On est habitué à la provocation en parfumerie notamment avec les noms imaginés par Étienne de Swardt pour État Libre d’Orange. En effet, je me dis qu’il fallait oser appeler un parfum « Putain des Palaces », « Charogne » ou encore, « Tom of Finland » par exemple et que certains de ces parfums auraient vraiment pu rater leur cible si on peut dire car les créations sont, somme toute, assez sages voire même très jolies. C’est le cas de « Tom of Finland » qui n’est pas du tout un cuir très animal ni très musc tonkin mais plutôt un suède seconde peau très doux et élégant. Qu’en est-il de « Sadonaso » ? Je vous livre le texte de présentation tel qu’il est : « Sadonaso c'est le plaisir des sens, un parfum qui incarne l’essence des expériences individuelles et réchauffe l’âme. Le parfum révèle toute sa séduction et sensualité avec son sillage puissant, oriental, musqué, animal. Les notes de café fusionnent à du musc et du santal, offrant une sensation de volupté et passion extrême. Les notes de tonka, vanille et animal déploient une abondance de nouvelles sensations et d'émotions à explorer et à savourer » mais je vous ferai grâce du clip ainsi que de la photo de l'édition limitée.
Nous sommes plusieurs amateurs de parfums à avoir découvert, déjà depuis plusieurs semaines, ce parfum si clivant et le plus étrange est qu’il y a deux approches et deux ressentis diamétralement opposés (voire plus) donc décrire « Sadonaso » est vraiment très compliqué. Il y a ceux qui sentent quelque chose qui leur évoque, la sueur, l’humidité d’une cave, le sperme voire même un détergent bon marché horrible. Ceux qui sont franchement dérangés par ce côté très animal du parfum comme c’était déjà un peu le cas avec « Peau de Bête » des Liquides Imaginaires qui, d’ailleurs, n’existe plus.
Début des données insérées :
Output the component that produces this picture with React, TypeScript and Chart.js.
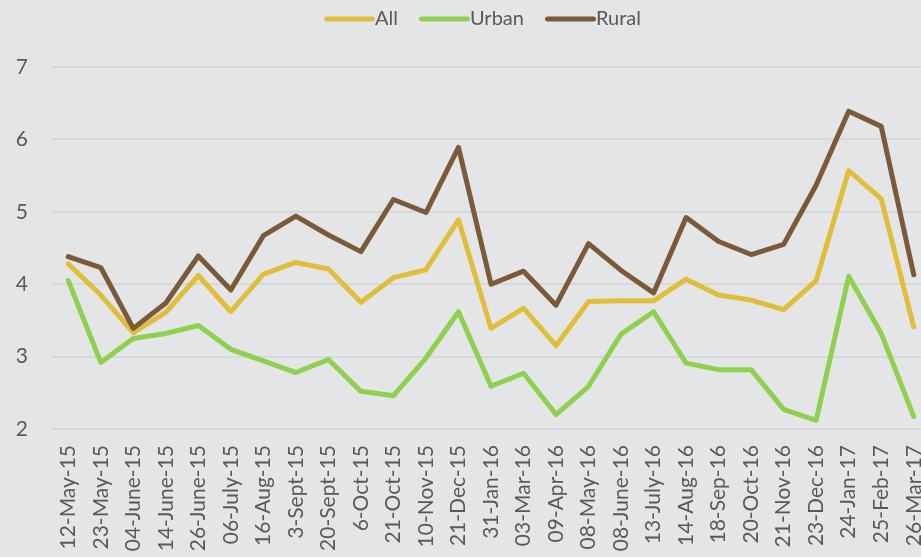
import React, { useEffect, useRef } from "react";
import { Chart, registerables } from "chart.js";

Chart.register(...registerables);

const categories = [
  "12-May-15", "23-May-15", "04-June-15", "14-June-15", "26-June-15", "06-July-15",
  "16-Aug-15", "3-Sept-15", "20-Sept-15", "6-Oct-15", "21-Oct-15", "10-Nov-15",
  "21-Dec-15", "31-Jan-16", "03-Mar-16", "09-Apr-16", "08-May-16", "08-June-16",
  "13-July-16", "14-Aug-16", "18-Sep-16", "20-Oct-16", "21-Nov-16", "23-Dec-16",
  "24-Jan-17", "25-Feb-17", "26-Mar-17",
];

const allValues = [
  4.28, 3.85, 3.33, 3.61, 4.12, 3.62, 4.14, 4.30, 4.21, 3.75, 4.09, 4.20, 4.89,
  3.39, 3.67, 3.15, 3.76, 3.77, 3.77, 4.07, 3.85, 3.78, 3.65, 4.05, 5.57, 5.18, 3.41,
];

const urbanValues = [
  4.05, 2.92, 3.25, 3.32, 3.43, 3.10, 2.94, 2.78, 2.96, 2.52, 2.46, 2.98, 3.62,
  2.59, 2.77, 2.20, 2.59, 3.31, 3.62, 2.91, 2.82, 2.82, 2.27, 2.12, 4.11, 3.32, 2.17,
];

const ruralValues = [
  4.38, 4.23, 3.39, 3.74, 4.39, 3.92, 4.67, 4.94, 4.68, 4.45, 5.17, 4.99, 5.89,
  4.00, 4.18, 3.71, 4.56, 4.19, 3.88, 4.92, 4.59, 4.41, 4.55, 5.37, 6.39, 6.18, 4.13,
];

const yTicks = [2, 3, 4, 5, 6, 7];

const COLORS = {
  all: "#e0be3c",
  urban: "#8fd14f",
  rural: "#7a5a38",
  bg: "#e4e5e7",
  grid: "#d7d8da",
  text: "#595959",
};

const FONT = "Lato, 'Open Sans', sans-serif";

function legendLine(color: string): HTMLCanvasElement {
  const c = document.createElement("canvas");
  c.width = 62;
  c.height = 6;
  const ctx = c.getContext("2d");
  if (ctx) {
    ctx.strokeStyle = color;
    ctx.lineWidth = 5;
    ctx.lineCap = "round";
    ctx.beginPath();
    ctx.moveTo(13.5, 3);
    ctx.lineTo(59.5, 3);
    ctx.stroke();
  }
  return c;
}

export default function App() {
  const canvasRef = useRef<HTMLCanvasElement | null>(null);

  useEffect(() => {
    const canvas = canvasRef.current;
    if (!canvas) return;

    const legendSpacer = {
      id: "legendSpacer",
      beforeInit(chart: any) {
        const legend = chart.legend;
        if (!legend) return;
        const origFit = legend.fit;
        legend.fit = function () {
          origFit.call(this);
          this.height += 28;
        };
      },
      afterLayout(chart: any) {
        const legend = chart.legend;
        if (!legend) return;
        legend.left += 17;
        legend.right += 17;
      },
    };

    const mk = (label: string, data: number[], color: string, order: number) => ({
      label,
      data,
      order,
      borderColor: color,
      backgroundColor: color,
      borderWidth: 5,
      pointRadius: 0,
      pointHoverRadius: 0,
      tension: 0,
      borderCapStyle: "round" as const,
      borderJoinStyle: "round" as const,
      pointStyle: legendLine(color),
    });

    const chart = new Chart(canvas, {
      type: "line",
      data: {
        labels: categories,
        datasets: [
          mk("All", allValues, COLORS.all, 1),
          mk("Urban", urbanValues, COLORS.urban, 2),
          mk("Rural", ruralValues, COLORS.rural, 0),
        ],
      },
      plugins: [legendSpacer],
      options: {
        animation: false,
        responsive: false,
        layout: { padding: { left: 0, right: 0, top: -11, bottom: 0 } },
        plugins: {
          tooltip: { enabled: false },
          legend: {
            position: "top",
            labels: {
              color: COLORS.text,
              font: { family: FONT, size: 20 },
              usePointStyle: true,
              pointStyleWidth: 42,
              boxHeight: 5,
              padding: 20,
              generateLabels(chart: any) {
                const items = Chart.defaults.plugins.legend.labels.generateLabels(chart);
                items.sort((a: any, b: any) => a.datasetIndex - b.datasetIndex);
                return items.map((it: any) => ({
                  ...it,
                  lineWidth: 0,
                  pointStyle: chart.data.datasets[it.datasetIndex].pointStyle,
                }));
              },
            },
          },
        },
        scales: {
          x: {
            offset: true,
            grid: { display: false, drawTicks: false },
            border: { display: false },
            ticks: {
              color: COLORS.text,
              font: { family: FONT, size: 21 },
              maxRotation: 90,
              minRotation: 90,
              autoSkip: false,
              padding: 16,
            },
            afterFit(scale: any) {
              scale.height = 128;
              scale.paddingLeft = 0;
              scale.paddingRight = 0;
            },
          },
          y: {
            min: 2,
            max: 7,
            grid: { color: COLORS.grid, lineWidth: 2, drawTicks: false },
            border: { display: false },
            ticks: {
              stepSize: 1,
              color: COLORS.text,
              font: { family: FONT, size: 21 },
              padding: 24,
              callback: (v: any) => (yTicks.includes(Number(v)) ? String(v) : ""),
            },
            afterFit(scale: any) {
              scale.width = 52;
              scale.paddingTop = 0;
              scale.paddingBottom = 0;
            },
          },
        },
      },
    });

    return () => chart.destroy();
  }, []);

  return (
    <div
      style={{
        position: "fixed",
        left: 0,
        top: 0,
        width: 921,
        height: 557,
        overflow: "hidden",
        background: COLORS.bg,
      }}
    >
      <canvas
        ref={canvasRef}
        width={930}
        height={557}
        style={{ display: "block", width: 930, height: 557 }}
      />
    </div>
  );
}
Pour ma part, et je partage ce ressenti avec une amie propriétaire d’une parfumerie à Lyon car nous avons étés dans les premiers à le découvrir, c’est un parfum que je n’aime pas mais il ne m’évoque absolument pas quelque chose d’aussi horrible. La marque ne communique que de manière brève sur les notes mais je sens surtout le café, des notes musquées animales évidemment, mais aussi quelque chose d’ambré, un peu benjoin et vanillé. J’ai du mal à discerner la fève tonka et le tabac. Pour finir, « Sadonaso » ne me plait pas car il m’évoque plutôt un café froid et sucré qu’on aurait laissé trainer sur le plan de travail de la cuisine.
Certes, Nasomatto peut se traduire par Nez Fou mais Alessandro Gualtieri est-il allé trop loin ? La provocation dans la communication poussée à l’extrême est, à mon sens, un handicap pour les revendeurs qui devront proposer ce parfum car, même s’il plait, ce dont je doute quand même un peu, il risque fort de ne pas trouver son public. Très franchement, je ne trouve pas que « Sadonaso » soit un beau parfum. Je n’en comprends pas l’intérêt et je me dis que, même quand le jus est réussi et élégant, il peine à trouver son public lorsque la communication faite autour et le nom sont par trop provocateurs. J’ai en tête, bien évidemment, « Charogne » d’État Libre d’Orange, qui est un très bel oriental, et qui tend à disparaitre car son nom rebute d’éventuels acheteurs. J’ai essayé de vous donner mon ressenti. Alors quel sera votre ressenti ? Franchement, je serais content d’avoir vos retours.